West 12th Street Apartment
New York, New York

Completed 2005

Design Team
Brian Messana, Toby O’Rorke, Johannes Kohnle

Collaborators
Mechanical Engineer: M.A. Rubiano
Lighting Designer: Zerolux

Located in a Classic Bing and Bing Prewar building in Greenwich Village the apartment was beautifully laid out, but down at heal. The kitchen and bathroom were the focus of the work, because neither had been touched for at least forty years, but the renovation work eventually extended throughout the apartment.

One enters the apartment overlooking a sunken living room and fireplace, two continuous steps were introduced running the length of the room, to replace a Regency Style railing and the exposed brick fireplace was encased in sheet rock with a new black slate hearth. Window and base moldings were removed and/or replaced throughout the apartment and the floors were refinished with an Ebony stain. The ebony stained floors create a solid plane for which the white walls rest.

The kitchen opposite the front door was given a frosted glass pocket door, in order to maintain daylight in the entry area when privacy is needed. The ebony floors continue into the kitchen, where a galley kitchen was introduced, under counter refrigerator and freezer maximize the counter space; the cabinets and appliance panels are finished in white lacquer and the counter tops and walls are finished is white statuary marble.

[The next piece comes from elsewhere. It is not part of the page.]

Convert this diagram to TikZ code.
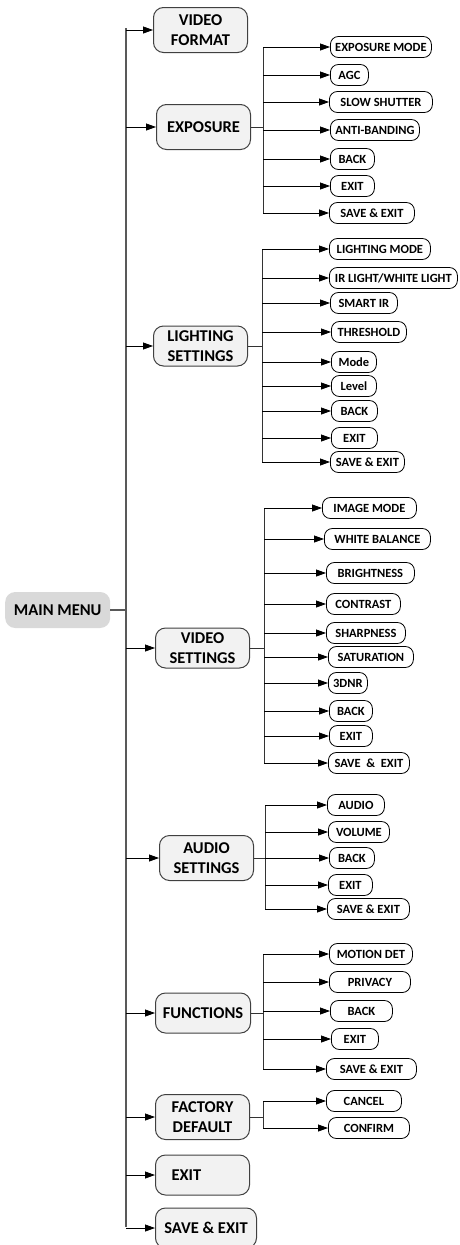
\documentclass[tikz,border=0pt]{standalone}
\usepackage{fontspec}
\setmainfont{Carlito}
\usetikzlibrary{arrows.meta}
\definecolor{boxfill}{HTML}{F2F2F2}
\definecolor{boxline}{HTML}{404040}
\definecolor{mainfill}{HTML}{D9D9D9}
\definecolor{spinecol}{HTML}{595959}
\tikzset{
  mainbox/.style={fill=mainfill, rounded corners=10pt, minimum height=36pt, minimum width=105pt,
    inner sep=0pt, font=\fontsize{16.5}{20}\selectfont\bfseries, anchor=west},
  topbox/.style={draw=boxline, line width=1pt, fill=boxfill, rounded corners=10pt, inner sep=0pt,
    align=center, font=\fontsize{16.5}{20}\selectfont\bfseries, anchor=west},
  leafbox/.style={draw=black, line width=0.8pt, fill=white, rounded corners=8pt, inner xsep=1pt,
    inner ysep=0pt, minimum height=21pt, font=\fontsize{12.5}{14}\selectfont\bfseries, anchor=west},
  arr/.style={draw=black, line width=0.8pt, -{Triangle[length=10pt,width=7pt]}},
  spine/.style={draw=spinecol, line width=1.1pt},
  branch/.style={draw=black!80, line width=0.8pt}
}
\newcommand\leafnode[5]{\node[leafbox, minimum width=#3pt] (#1) at (#2,#4) {#5};}
\begin{document}
\begin{tikzpicture}[x=1pt,y=-1pt]
\useasboundingbox (0,0) rectangle (459,1245);
% main menu
\node[mainbox] (mm) at (5,610) {MAIN MENU};
\coordinate (spT) at (126,28);
\coordinate (spB) at (126,1227);
\draw[spine] (spT) -- (spB);
\draw[spine] (mm.east) -- (mm.east -| spT);
% level 1
\node[topbox, minimum width=94pt, minimum height=45pt] (vf) at (153,30) {VIDEO\\FORMAT};
\node[topbox, minimum width=94pt, minimum height=45pt] (ex) at (156,127) {EXPOSURE};
\node[topbox, minimum width=94pt, minimum height=40pt] (ls) at (153,346) {LIGHTING\\SETTINGS};
\node[topbox, minimum width=94pt, minimum height=40pt] (vs) at (155,648) {VIDEO\\SETTINGS};
\node[topbox, minimum width=94pt, minimum height=45pt] (as) at (159,858) {AUDIO\\SETTINGS};
\node[topbox, minimum width=95pt, minimum height=40pt] (fn) at (155,1013) {FUNCTIONS};
\node[topbox, minimum width=94pt, minimum height=45pt] (fd) at (155,1117) {FACTORY\\DEFAULT};
\node[topbox, minimum width=94pt, minimum height=40pt, align=left, text width=94pt] (ext) at (155,1175) {\hspace*{16pt}EXIT};
\node[topbox, minimum width=101pt, minimum height=40pt] (se) at (155,1228) {SAVE \& EXIT};
\foreach \n in {vf,ex,ls,vs,as,fn,fd,ext,se}{
  \draw[arr] (spT |- \n.west) -- (\n.west);
}
% exposure leaves
\coordinate (bEx) at (263,127);
\leafnode{e1}{330}{101}{47}{EXPOSURE MODE}
\leafnode{e2}{330}{38}{75}{AGC}
\leafnode{e3}{329}{103}{102}{SLOW SHUTTER}
\leafnode{e4}{330}{89}{130}{ANTI-BANDING}
\leafnode{e5}{330}{44}{159}{BACK}
\leafnode{e6}{330}{44}{186}{EXIT}
\leafnode{e7}{329}{85}{213}{SAVE \& EXIT}
\draw[branch] (ex.east) -- (bEx);
\draw[branch] (bEx |- e1.west) -- (bEx |- e7.west);
\foreach \n in {e1,e2,e3,e4,e5,e6,e7}{\draw[arr] (bEx |- \n.west) -- (\n.west);}
% lighting leaves
\coordinate (bLs) at (262,346);
\leafnode{l1}{329}{101}{249}{LIGHTING MODE}
\leafnode{l2}{329}{128}{278}{IR LIGHT/WHITE LIGHT}
\leafnode{l3}{330}{67}{303}{SMART IR}
\leafnode{l4}{331}{75}{332}{THRESHOLD}
\leafnode{l5}{331}{45}{362}{Mode}
\leafnode{l6}{331}{45}{386}{Level}
\leafnode{l7}{331}{46}{411}{BACK}
\leafnode{l8}{331}{46}{438}{EXIT}
\leafnode{l9}{330}{74}{462}{SAVE \& EXIT}
\draw[branch] (ls.east) -- (bLs);
\draw[branch] (bLs |- l1.west) -- (bLs |- l9.west);
\foreach \n in {l1,l2,l3,l4,l5,l6,l7,l8,l9}{\draw[arr] (bLs |- \n.west) -- (\n.west);}
% video leaves
\coordinate (bVs) at (264,648);
\leafnode{v1}{322}{94}{508}{IMAGE MODE}
\leafnode{v2}{324}{106}{539}{WHITE BALANCE}
\leafnode{v3}{326}{88}{573}{BRIGHTNESS}
\leafnode{v4}{326}{74}{604}{CONTRAST}
\leafnode{v5}{326}{79}{633}{SHARPNESS}
\leafnode{v6}{328}{85}{657}{SATURATION}
\leafnode{v7}{328}{39}{683}{3DNR}
\leafnode{v8}{329}{43}{711}{BACK}
\leafnode{v9}{329}{43}{736}{EXIT}
\leafnode{v10}{328}{81}{763}{SAVE\ \ \&\ \ EXIT}
\draw[branch] (vs.east) -- (bVs);
\draw[branch] (bVs |- v1.west) -- (bVs |- v10.west);
\foreach \n in {v1,v2,v3,v4,v5,v6,v7,v8,v9,v10}{\draw[arr] (bVs |- \n.west) -- (\n.west);}
% audio leaves
\coordinate (bAs) at (265,858);
\leafnode{a1}{327}{57}{805}{AUDIO}
\leafnode{a2}{328}{61}{832}{VOLUME}
\leafnode{a3}{329}{45}{858}{BACK}
\leafnode{a4}{328}{44}{885}{EXIT}
\leafnode{a5}{327}{82}{909}{SAVE \& EXIT}
\draw[branch] (as.east) -- (bAs);
\draw[branch] (bAs |- a1.west) -- (bAs |- a5.west);
\foreach \n in {a1,a2,a3,a4,a5}{\draw[arr] (bAs |- \n.west) -- (\n.west);}
% functions leaves
\coordinate (bFn) at (263,1013);
\leafnode{f1}{329}{83}{954}{MOTION DET}
\leafnode{f2}{329}{81}{982}{PRIVACY}
\leafnode{f3}{330}{62}{1011}{BACK}
\leafnode{f4}{331}{47}{1039}{EXIT}
\leafnode{f5}{326}{90}{1069}{SAVE \& EXIT}
\draw[branch] (fn.east) -- (bFn);
\draw[branch] (bFn |- f1.west) -- (bFn |- f5.west);
\foreach \n in {f1,f2,f3,f4,f5}{\draw[arr] (bFn |- \n.west) -- (\n.west);}
% factory default leaves
\coordinate (bFd) at (263,1117);
\leafnode{d1}{326}{75}{1101}{CANCEL}
\leafnode{d2}{328}{81}{1128}{CONFIRM}
\draw[branch] (fd.east) -- (bFd);
\draw[branch] (bFd |- d1.west) -- (bFd |- d2.west);
\foreach \n in {d1,d2}{\draw[arr] (bFd |- \n.west) -- (\n.west);}
\end{tikzpicture}
\end{document}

A single slab of white statuary marble was cut into four segments to form the floor of the new shower room, the walls of this room were refinished in white ceramic tiles and a fixed sheet of clear glass divides the shower from the space protecting the toilet from being sprayed with water. The bedroom was cleaned up, continuing the ebony stained floors with white walls, a hidden library was introduced built on the rear wall behind white lacquer doors opposite the window. A desk was placed directly in front and adjacent to the library doors blocking daily access to the bulk of the books leaving two sets of accessible selves on either side.